[Data block]:
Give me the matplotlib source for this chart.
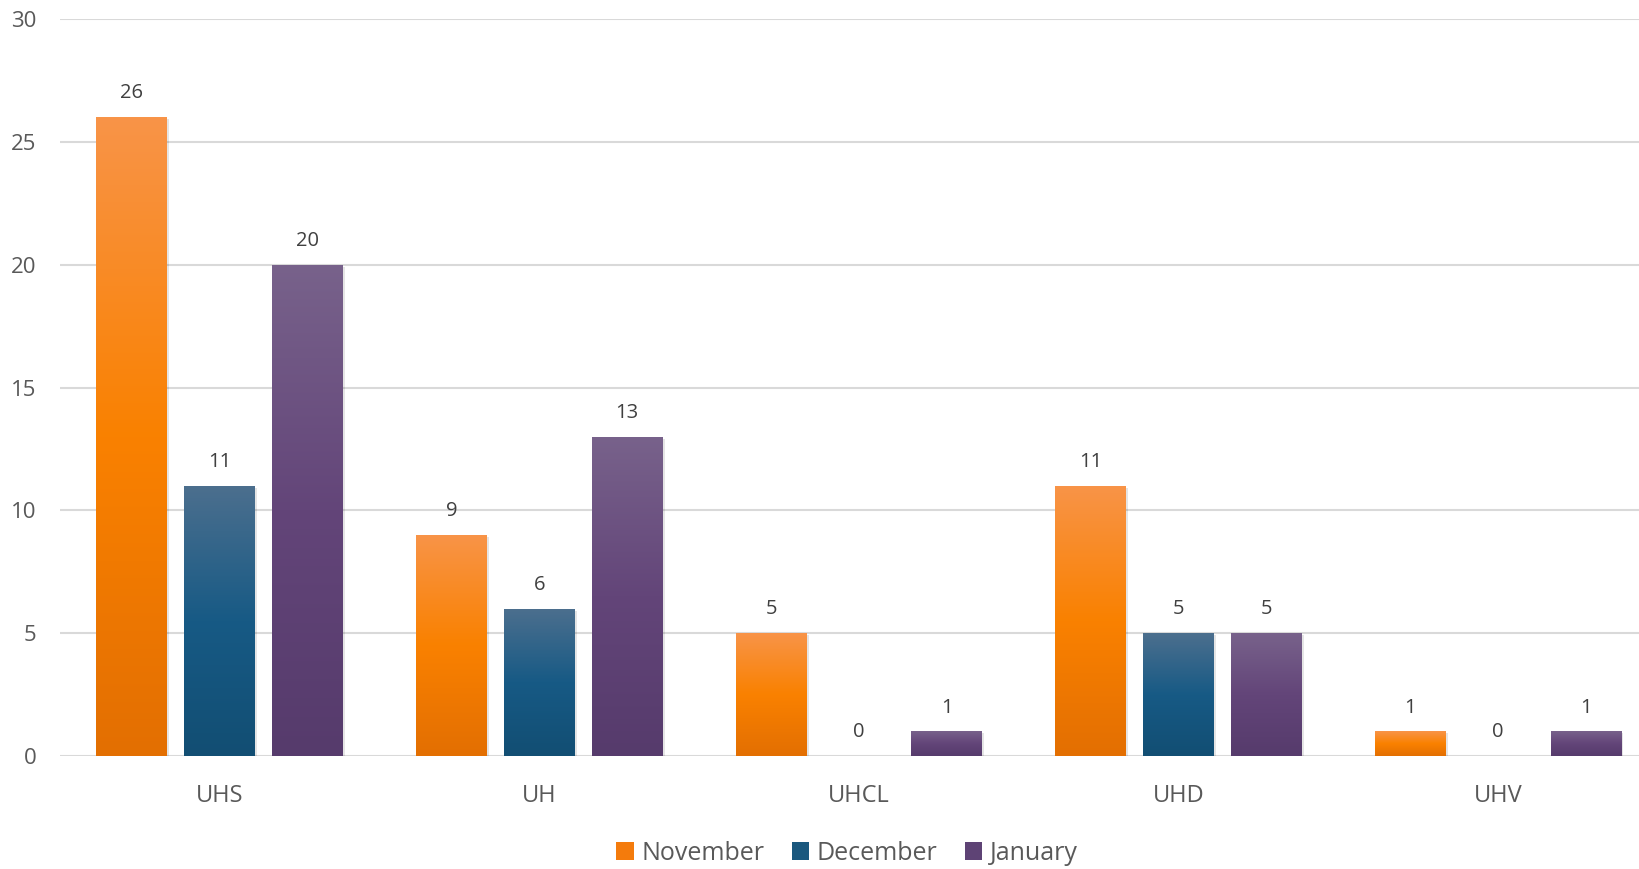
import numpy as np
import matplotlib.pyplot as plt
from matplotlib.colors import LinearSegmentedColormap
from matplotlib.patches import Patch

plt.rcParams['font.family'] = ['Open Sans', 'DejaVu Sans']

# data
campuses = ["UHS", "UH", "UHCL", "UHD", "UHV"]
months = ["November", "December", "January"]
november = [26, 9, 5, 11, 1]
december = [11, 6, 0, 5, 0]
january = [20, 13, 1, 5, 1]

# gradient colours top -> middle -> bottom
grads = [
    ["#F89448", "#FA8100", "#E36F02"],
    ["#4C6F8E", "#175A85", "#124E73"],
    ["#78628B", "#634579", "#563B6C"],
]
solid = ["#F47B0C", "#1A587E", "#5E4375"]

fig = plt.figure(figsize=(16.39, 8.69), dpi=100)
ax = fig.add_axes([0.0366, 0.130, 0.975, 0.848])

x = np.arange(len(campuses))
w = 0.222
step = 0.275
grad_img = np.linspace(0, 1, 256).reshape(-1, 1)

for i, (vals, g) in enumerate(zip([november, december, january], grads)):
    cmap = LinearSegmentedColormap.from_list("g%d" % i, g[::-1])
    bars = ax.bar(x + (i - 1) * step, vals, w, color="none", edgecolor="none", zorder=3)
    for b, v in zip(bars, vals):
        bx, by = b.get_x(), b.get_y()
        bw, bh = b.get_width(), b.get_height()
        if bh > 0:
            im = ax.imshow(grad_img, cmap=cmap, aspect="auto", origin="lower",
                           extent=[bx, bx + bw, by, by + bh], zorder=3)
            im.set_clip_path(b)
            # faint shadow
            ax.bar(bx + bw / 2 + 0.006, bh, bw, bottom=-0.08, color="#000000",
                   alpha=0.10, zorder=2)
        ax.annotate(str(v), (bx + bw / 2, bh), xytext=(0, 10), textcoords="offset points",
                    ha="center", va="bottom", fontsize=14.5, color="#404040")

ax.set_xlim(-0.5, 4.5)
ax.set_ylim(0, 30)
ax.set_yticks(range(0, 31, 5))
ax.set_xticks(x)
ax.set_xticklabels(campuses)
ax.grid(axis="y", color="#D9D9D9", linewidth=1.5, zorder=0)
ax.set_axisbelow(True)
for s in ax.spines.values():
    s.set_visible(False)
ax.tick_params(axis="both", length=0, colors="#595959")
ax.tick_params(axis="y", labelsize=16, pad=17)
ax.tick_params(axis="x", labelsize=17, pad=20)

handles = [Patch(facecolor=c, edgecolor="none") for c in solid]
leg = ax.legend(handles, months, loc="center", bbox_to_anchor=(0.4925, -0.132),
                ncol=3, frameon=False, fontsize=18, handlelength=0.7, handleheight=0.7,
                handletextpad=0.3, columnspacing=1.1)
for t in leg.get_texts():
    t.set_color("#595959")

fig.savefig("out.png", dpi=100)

[Stated exercise]: Leave out any pictures and return exactly the lines from the beginning of the data through the line with "grad_img = np.linspace(0, 1, 256).reshape(-1, 1)", inclusive.

[Solution to this exercise]:
Give me the matplotlib source for this chart.
import numpy as np
import matplotlib.pyplot as plt
from matplotlib.colors import LinearSegmentedColormap
from matplotlib.patches import Patch

plt.rcParams['font.family'] = ['Open Sans', 'DejaVu Sans']

# data
campuses = ["UHS", "UH", "UHCL", "UHD", "UHV"]
months = ["November", "December", "January"]
november = [26, 9, 5, 11, 1]
december = [11, 6, 0, 5, 0]
january = [20, 13, 1, 5, 1]

# gradient colours top -> middle -> bottom
grads = [
    ["#F89448", "#FA8100", "#E36F02"],
    ["#4C6F8E", "#175A85", "#124E73"],
    ["#78628B", "#634579", "#563B6C"],
]
solid = ["#F47B0C", "#1A587E", "#5E4375"]

fig = plt.figure(figsize=(16.39, 8.69), dpi=100)
ax = fig.add_axes([0.0366, 0.130, 0.975, 0.848])

x = np.arange(len(campuses))
w = 0.222
step = 0.275
grad_img = np.linspace(0, 1, 256).reshape(-1, 1)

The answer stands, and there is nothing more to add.